First and foremost, the singer’s voice sounds familiar. It doesn’t sound like he’s in a different band that everyone knows, it’s a clone of the same voice that so many up-and-coming bands are using. It would appear the bravery to be different is a little rare.
Even with the knowledge that they’re not a cheery bunch in mind (happy people don’t call an album ‘Three Cheers for the Undertaker’), opening with ‘Snow City Radio’ is a bit much. If the massively depressing nature of the song doesn’t put you off, maybe the way “snow city radio” is pronounced will force your decision to press the off button (they’re not long words, and don’t need to be). ‘Secret Steps’ would have been a better way to start; a lot cheerier and a lot more encouraging.
Continuing with the theme of songs being in the wrong place, ‘Stars are Ripe’ sounds like it’s finishing the whole thing off. By the time ‘Stare Out to Sea’ starts, you’ve already prepared for it to finish and move onto something else. It’s not like it’s a fantastic track thatdraws you back in either, there’s a hint of ‘bad edit’ to it as sounds like drumsticks clacking together randomly sneak in.
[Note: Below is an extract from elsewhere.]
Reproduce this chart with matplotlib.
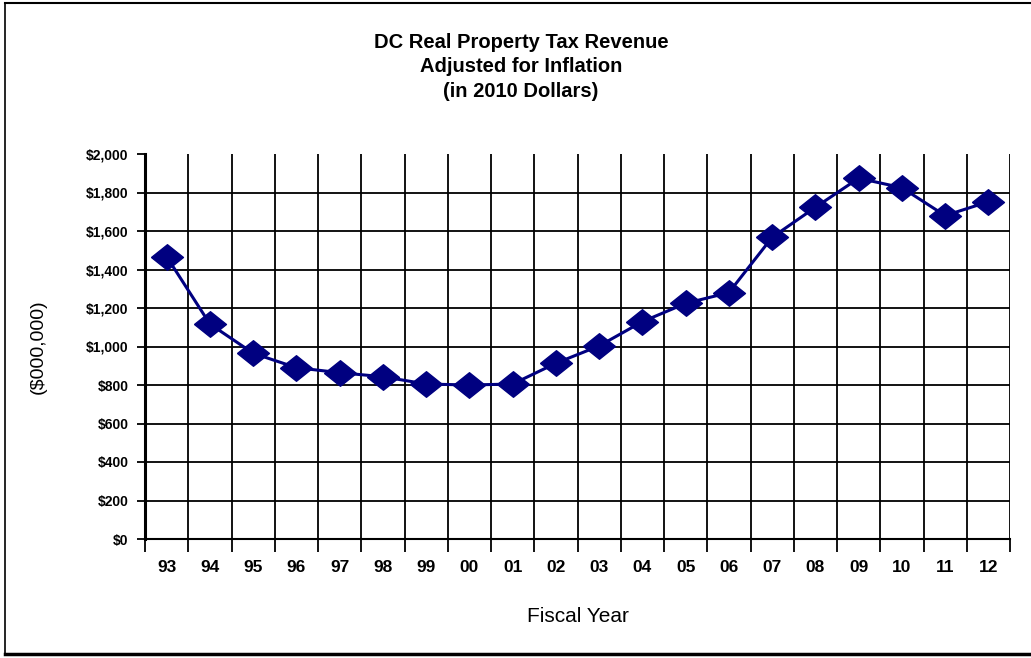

Clearly, they realise there’s a strong sense of dull about the whole affair, so try to liven things up with ‘Fara Fara’. Musically, it almost managed it but the flat vocals make it an impossible task. The guy was born to sing at funerals.
After ‘Only Forward’, it plummets downhill, instead of steadily tumbling as it had been doing. It accomplishes something rather impressive- it drains you. The tracks that come afterwards aren’t all that bad, but the problem is that those 3 extremely boring minutes genuinely take a lot of effort to get through. It’s best to skip it altogether, then ‘Desert Tracks’ doesn’t have to try so hard to resuscitate the whole thing.
How does it continue to go downhill? Well, ‘King of Kings’ forgets that words are better when they’re decipherable, so resigns itself to sounding like a long, echoey moan. ‘The Last Stand’ sounds like he’s crying when it starts- and not because there’s so much emotion. It’s like hearing someone really tired trying desperately to stay awake by singing. But, it’s not like they’re not honest about themselves, the last track is called ‘Mono’- something which I can only assume is a self assessment of the music itself.